Inicialmente trataron de convencernos de que las redes sociales eran un ágora, un nuevo espacio público para la opinión y el encuentro. Pero cada vez es más evidente que no son una plaza sino un centro comercial con las puertas escondidas para que no podamos salir y en el que, además, no somos los clientes sino los productos. Solemos creer que las redes sociales son gratis pero no es así, lo que ocurre es que pagan otros. El documental plantea un interesante debate sobre por qué pagan esos “otros”. Qué es lo que realmente venden estás plataformas a sus anunciantes. Soshana Zuboff, profesora emérita de Harvard y autora de La era del Capitalismo de vigilancia, propone que venden certeza. El perfilado que hacen de nosotros permite a las marcas conocer con total precisión nuestro comportamiento. Somos conejillos de indias de un enorme experimento de marketing.
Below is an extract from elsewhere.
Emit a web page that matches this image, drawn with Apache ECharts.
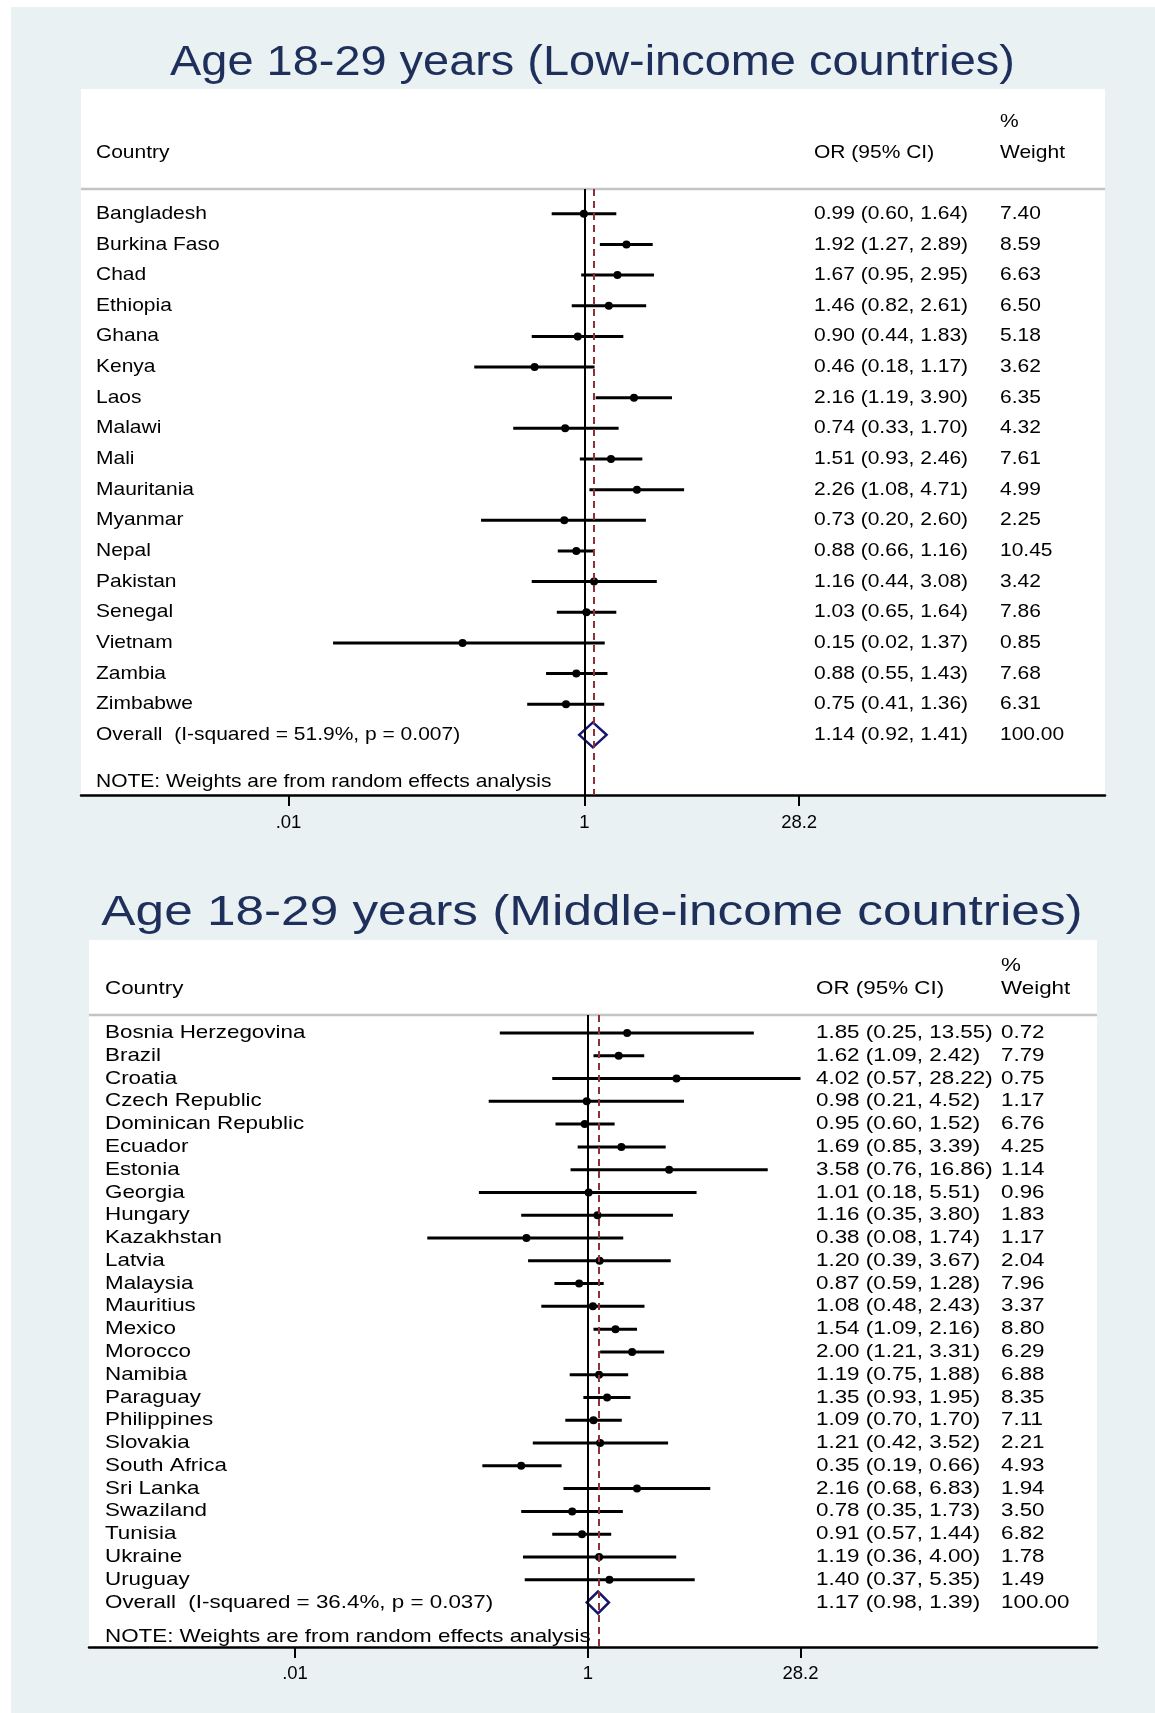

Jaron Lanier, pionero de la informática en Atari y de la resistencia a las redes en el imprescindible Contra el rebaño digital, va mucho más lejos. Según este analista y escritor, lo que estas plataformas ofrecen a las grandes empresas es la capacidad para cambiar poco a poco nuestros comportamientos, nuestras creencias y hasta lo que somos. Y cuando uno ve lo que las redes fueron capaces de hacer en la campaña de Donald Trump o luego en la del Brexit o la polarización política que están creando en medio mundo, uno no puede dejar de pensar que el poder de estos gigantes de los datos va mucho más allá de personalizar la publicidad o anticipar nuestros deseos y que cada vez se acerca más a la capacidad de crearlos. Porque cuando acabe El dilema de las redes y Netflix, inmediatamente, nos sugiere el siguiente documental, tal vez estaría bien preguntarnos si acierta lo que nos gusta o es que ya nos gusta todo lo que acierta. Y todo, para mantenernos pegados a la pantalla.